Cheryl Garrett, the social worker who has been working in the prison since 2008, says her role is much more about developing services than it would in the community. “For instance, there are a lot of dementias which can get hidden within the prison system because it’s very regulated – things are all done at a certain time,” she says. “So, we have been working with the memory service and they are now doing the tests to pick up any dementias or poor cognitive functioning on the part of people in the prison.”

Perhaps the most successful project is the older person’s activity group, run by Mary Wozencroft, disability liaison officer. Wozencroft says that demand for the group, which allows older prisoners to socialise and learn some key living skills, has soared from 15 people to more than 70. She says Garrett’s input and the use of the CAF has helped her develop the support that is really needed but also control demand for the service to ensure it’s reaching those with the highest needs.

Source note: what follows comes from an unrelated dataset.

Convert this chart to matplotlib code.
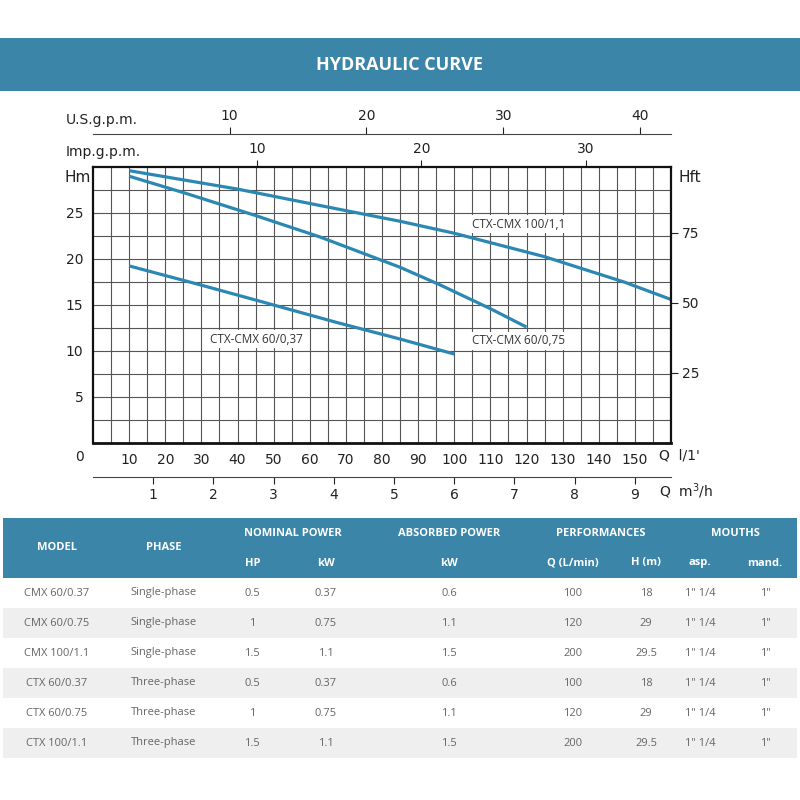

One prisoner, whom Community Care finds in the middle of game of dominoes, appears to be in high spirits, but he says it’s only the group that keeps him that way. “I have two budgies in my cell and I used to spend most of my time in the cell just doing paintings and looking after them. I was getting depressed,” he recalls. He says he did have difficulty reaching the group because of his ability to push his own wheelchair but since he has attended he can find any number of people to take him there.

However, Garrett’s influence can only stretch so far. She will take referrals for assessment from any part of the three sites but two prison officers on one older prisoners’ wing have no idea who she is when questioned. Her managers put this down to shift patterns which can mean certain staff have little contact with those that work office hours.

Barriers to integration

The council’s service commissioner, Jackie Raven, says there are other barriers to fully integrating social services with the prison. “We use our IT system, health uses another and the prison uses a third and they don’t necessarily talk to each other. That’s not a local issue it’s a national issue,” she says. It is further complicated by the high levels of IT security necessary in the prison.

It’s clear that Raven, Garrett and project manager Peter Smith all feel that the first step is effectively assessing people and sharing information about their needs. Introducing a common assessment framework has opened that door and enabled targeted development of services, they say.

Meanwhile, Parkinson has his eyes on a bigger prize. He hopes to use the information the CAF generates to argue for further funding from the Prison Service or the local authority to expand its social care provision.

When the final report is published on the project’s success in April 2012, prison governors and council commissioners across the country may also have evidence to finally argue for better partnership work and more funding for social care in prisons, plus how to make it a reality.